12:17 Rehoboam had no idea how close he came to losing everything—but for God’s grace and the Davidic covenant.

12:18-19 Rehoboam’s näiveté and foolishness were demonstrated by his sending Adoram (the same man as Adoniram, 5:14), director of the forced labor battalions, to enforce his rule. Adoram represented one of the heavier and more degrading of the burdens Solomon had placed on the people. The northerners killed him in a particularly insulting way, and Rehoboam barely escaped with his life.

12:20 In theory, the traditional authorities had exercised their right to elect the king. However, even in the north their elective rights would quickly give way to dynastic succession and military revolution. The statement that the tribe of Judah alone followed David is another true but rhetorical statement (cp. 11:35-36). It was true that only the tribe of Judah completely followed David, but portions of Benjamin, remnants of Simeon, many Levites, and even other northerners who wished to remain true to the covenant dynasty also followed the house of David (2Ch 11:13-17).

12:21-24 The divine oracle against fighting their brothers prevented hostilities for the moment, but this was just the beginning of recurrent, generally small-scale, border warfare.

12:25 The selection of Shechem as the capital should have pleased the northerners, for whom it was a natural site for conducting intertribal business. Then Jeroboam built or fortified Penuel, almost directly east across the Jordan rift from Shechem. This gave Jeroboam a fortified foothold on each side of the Jordan River.
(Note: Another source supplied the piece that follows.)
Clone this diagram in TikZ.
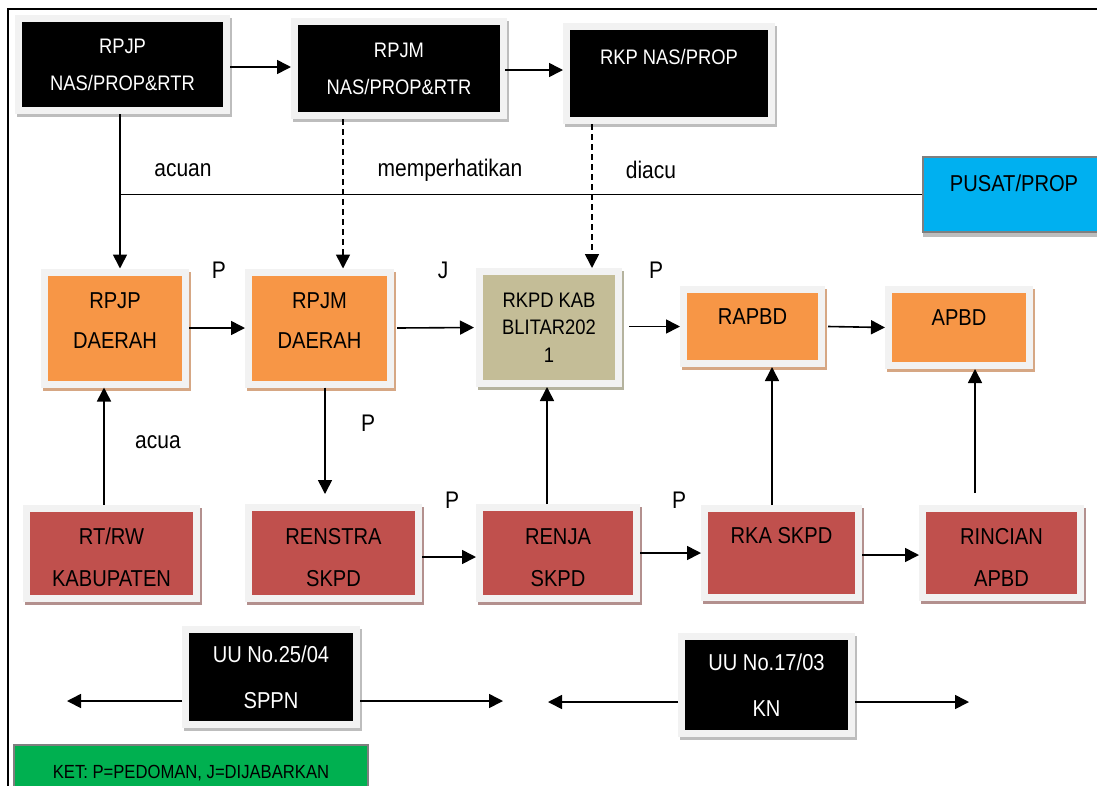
\documentclass[tikz,border=0pt]{standalone}
\usepackage{fontspec}
\setmainfont[FakeStretch=0.875]{Liberation Sans}
\usetikzlibrary{arrows.meta,calc}
\definecolor{frameg}{HTML}{F2F2F2}
\definecolor{shgray}{HTML}{BDBDBD}
\definecolor{orangeb}{HTML}{F79646}
\definecolor{shorange}{HTML}{D6A784}
\definecolor{redb}{HTML}{C0504D}
\definecolor{shred}{HTML}{B3908E}
\definecolor{tanb}{HTML}{C4BD97}
\definecolor{shtan}{HTML}{B5B39E}
\definecolor{blueb}{HTML}{00B0F0}
\definecolor{greenb}{HTML}{00B050}
\definecolor{borderg}{HTML}{7F7F7F}
\begin{document}
\begin{tikzpicture}[x=1pt,y=-1pt,
  framed/.style={rectangle, inner sep=0pt, outer sep=7pt, align=center,
    preaction={fill=#1, draw=#1, line width=14pt, transform canvas={shift={(2pt,-3pt)}}},
    preaction={draw=frameg, line width=14pt}},
  blackbox/.style={framed=shgray, fill=black, text=white, font=\fontsize{21}{37}\selectfont},
  uubox/.style={framed=shgray, fill=black, text=white, font=\fontsize{23}{46}\selectfont},
  orangebox/.style={framed=shorange, fill=orangeb, text=black, font=\fontsize{23}{40}\selectfont},
  redbox/.style={framed=shred, fill=redb, text=black, font=\fontsize{23}{42}\selectfont},
  tanbox/.style={framed=shtan, fill=tanb, text=black, font=\fontsize{21}{27.5}\selectfont},
  lbl/.style={font=\fontsize{24}{28}\selectfont, inner sep=0pt},
  arr/.style={-{Triangle[length=14pt,width=14pt]}, line width=1.6pt},
  dsh/.style={arr, dash pattern=on 6pt off 4pt},
  plain/.style={line width=1.6pt}
]
\useasboundingbox (0,0) rectangle (1097,785);
\clip (0,0) rectangle (1097,785);

% outer frame
\draw[line width=2pt] (8,790) -- (8,9) -- (1100,9);

% top row
\node[blackbox, minimum width=201pt, minimum height=85pt] (rpjp) at (122.5,64.5) {RPJP\\NAS/PROP\&RTR};
\node[blackbox, minimum width=202pt, minimum height=87pt] (rpjm) at (399,68.5) {RPJM\\NAS/PROP\&RTR};
\node[blackbox, minimum width=198pt, minimum height=87pt, text height=15pt, text depth=33pt] (rkp) at (669,73.5) {RKP NAS/PROP};
\node[rectangle, draw=borderg, line width=2.5pt, fill=blueb, minimum width=182pt, minimum height=75pt,
  inner sep=0pt, outer sep=1pt, font=\fontsize{23}{28}\selectfont, text height=16.5pt, text depth=23pt,
  preaction={fill=shgray, draw=shgray, line width=2.5pt, transform canvas={shift={(1pt,-4pt)}}}]
  (pusat) at (1014,194.5) {PUSAT/PROP};

% second row
\node[orangebox, minimum width=134pt, minimum height=105pt] (rpjpd) at (115,328) {RPJP\\DAERAH\\[-26pt]{}};
\node[orangebox, minimum width=135pt, minimum height=105pt] (rpjmd) at (319.5,328) {RPJM\\DAERAH\\[-26pt]{}};
\node[tanbox, minimum width=132pt, minimum height=105pt] (rkpd) at (549,327.5) {RKPD KAB\\BLITAR202\\1};
\node[orangebox, minimum width=131pt, minimum height=67pt, text height=16.5pt, text depth=20pt] (rapbd) at (752.5,326.5) {RAPBD};
\node[orangebox, minimum width=134pt, minimum height=69pt, text height=16.5pt, text depth=20pt] (apbd) at (959,327.5) {APBD};

% third row
\node[redbox, minimum width=163pt, minimum height=83pt] (rtrw) at (111.5,553) {{}\\[-17.5pt]RT/RW\\KABUPATEN};
\node[redbox, minimum width=163pt, minimum height=84pt] (renstra) at (333.5,553) {{}\\[-17.5pt]RENSTRA\\SKPD};
\node[redbox, minimum width=150pt, minimum height=84pt] (renja) at (558,553) {{}\\[-17.5pt]RENJA\\SKPD};
\node[redbox, minimum width=147pt, minimum height=82pt, text height=16.5pt, text depth=36pt] (rka) at (781.5,553) {RKA SKPD};
\node[redbox, minimum width=151pt, minimum height=82pt] (rincian) at (1001.5,553) {{}\\[-17.5pt]RINCIAN\\APBD};

% bottom row
\node[uubox, minimum width=164pt, minimum height=88pt] (uu25) at (271,677) {UU No.25/04\\SPPN};
\node[uubox, minimum width=163pt, minimum height=90pt] (uu17) at (766.5,685) {UU No.17/03\\KN};
\node[rectangle, draw=borderg, line width=2pt, fill=greenb, minimum width=354pt, minimum height=56pt,
  inner sep=0pt, font=\fontsize{19}{22}\selectfont] (ket) at (191,773) {KET: P=PEDOMAN, J=DIJABARKAN};

% labels
\node[lbl] (lacuan) at (183,170) {acuan};
\node[lbl] (lmemp) at (450,170) {memperhatikan};
\node[lbl] (ldiacu) at (651,170) {diacu};
\node[lbl] (lp1) at (219,270) {P};
\node[lbl] (lj) at (443,270) {J};
\node[lbl] (lp2) at (656,270) {P};
\node[lbl] (lp3) at (368,423) {P};
\node[lbl] (lacua) at (158,442) {acua};
\node[lbl] (lp4) at (452,500) {P};
\node[lbl] (lp5) at (679,500) {P};

% top connectors
\draw[arr] (rpjp.east |- 0,67) -- (rpjm.west |- 0,67);
\draw[arr] ([xshift=-2pt]rpjm.east |- 0,70) -- (rkp.west |- 0,70);
\draw[plain] ([xshift=-2.5pt]rpjp.south |- pusat.west) -- (pusat.west);
\draw[arr] ([xshift=-2.5pt]rpjp.south) -- ([xshift=-2.5pt]rpjp.south |- rpjpd.north);
\draw[dsh] ([xshift=-56pt]rpjm.south) -- ([xshift=-56pt]rpjm.south |- rpjmd.north);
\draw[dsh] ([xshift=-77pt]rkp.south) -- ([xshift=-77pt]rkp.south |- rkpd.north);

% second row connectors
\draw[arr] (rpjpd.east) -- (rpjmd.west);
\draw[arr] ([xshift=3pt]rpjmd.east) -- ([xshift=-2pt]rkpd.west);
\draw[arr] ([xshift=7pt]rkpd.east |- rapbd.west) -- (rapbd.west);
\draw[arr] ([xshift=3pt]rapbd.east) -- (apbd.west);

% vertical connectors
\draw[arr] ([xshift=-7.5pt]rtrw.north) -- ([xshift=-7.5pt]rtrw.north |- rpjpd.south);
\draw[arr, shorten >=10pt] ([xshift=5.5pt]rpjmd.south) -- ([xshift=5.5pt]rpjmd.south |- renstra.north);
\draw[arr] ([xshift=-11pt]renja.north) -- ([xshift=-11pt]renja.north |- rkpd.south);
\draw[arr] ([xshift=-9.5pt]rka.north) -- ([xshift=-9.5pt]rka.north |- rapbd.south);
\draw[arr, shorten <=12pt] ([xshift=-26.5pt]rincian.north) -- ([xshift=-26.5pt]rincian.north |- apbd.south);

% third row connectors
\draw[arr] ([yshift=-4pt]renstra.east) -- ([yshift=-4pt]renja.west);
\draw[arr] (renja.east) -- (rka.west);
\draw[arr] ([yshift=-2pt]rka.east) -- ([yshift=-2pt]rincian.west);

% bottom arrows
\coordinate (t1) at (67,701);
\coordinate (t2) at (503,701);
\coordinate (t3) at (548,702);
\coordinate (t4) at (969,702);
\draw[arr] (uu25.west |- t1) -- (t1);
\draw[arr] (uu25.east |- t2) -- (t2);
\draw[arr] (uu17.west |- t3) -- (t3);
\draw[arr] (uu17.east |- t4) -- (t4);
\end{tikzpicture}
\end{document}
12:26-27 Jeroboam’s astute scheming showed his doubt of God’s promises. The Lord promised Jeroboam ten tribes, but Jeroboam speculated that God might prove untrue and the people of the north might return to the house of David.

12:28 The most sobering point in this verse is that the king sought advice, and rather than being turned from error, was encouraged to make two golden calves. This act was not simply rebellion against David; it was also the rejection of the proper worship of the Lord by the leaders and counselors of Israel who advised Jeroboam. The king then set up a new system of worship for the people to keep them from going to Jerusalem for worship. It was a shrewd innovation. Such golden images typically consisted of an image made of cheaper material, usually wood, covered with gold foil or gold plating. Possibly Jeroboam did not intend these images to represent the Lord himself, but rather meant to imply that the Lord was the invisible deity riding above the calves. Thus, the king may have intended to produce an alternate, nonidolatrous manner of worshiping the Lord. However, his was still a disobedient, human-made system that had its origins in unbelief and fear rather than faith and obedience. Jeroboam’s words are identical to those of Aaron four hundred years earlier (Ex 32:4).

12:29 Dan already had a history of illegal, idolatrous worship of the Lord (Jdg 18). The calf shrine in Bethel was on the traditional border between Benjamin and Ephraim, barely ten miles north of the national temple in Jerusalem. This was a deliberate insult to Jerusalem and the worship conducted there.

12:30-31 The Bible briefly depicts the pomp and circumstance of these consecrations: the people walked in procession before the calf installed at Dan. Jeroboam also set up other illegal shrines throughout the country, which he staffed illegally with non-Levites. This dispossessing of the Levites from their assigned duties encouraged their emigration southward. Ironically, God may have used Jeroboam’s idolatry to concentrate the Levites where their influence for good would be most effective.

12:32-33 Again, with political astuteness but religious disobedience, Jeroboam changed the calendar. He established a festival like the festival in Judah, on the fifteenth day of the eighth month. This festival apparently replaced the observances in the seventh month, Tishri, which included both the Day of Atonement and the Festival of Ingathering (Ex 23:16; also known as the Festival of Shelters). The text does not clarify whether Jeroboam’s illegal act of sacrifices was a one-time event when he initiated the worship or a habitual act on his part.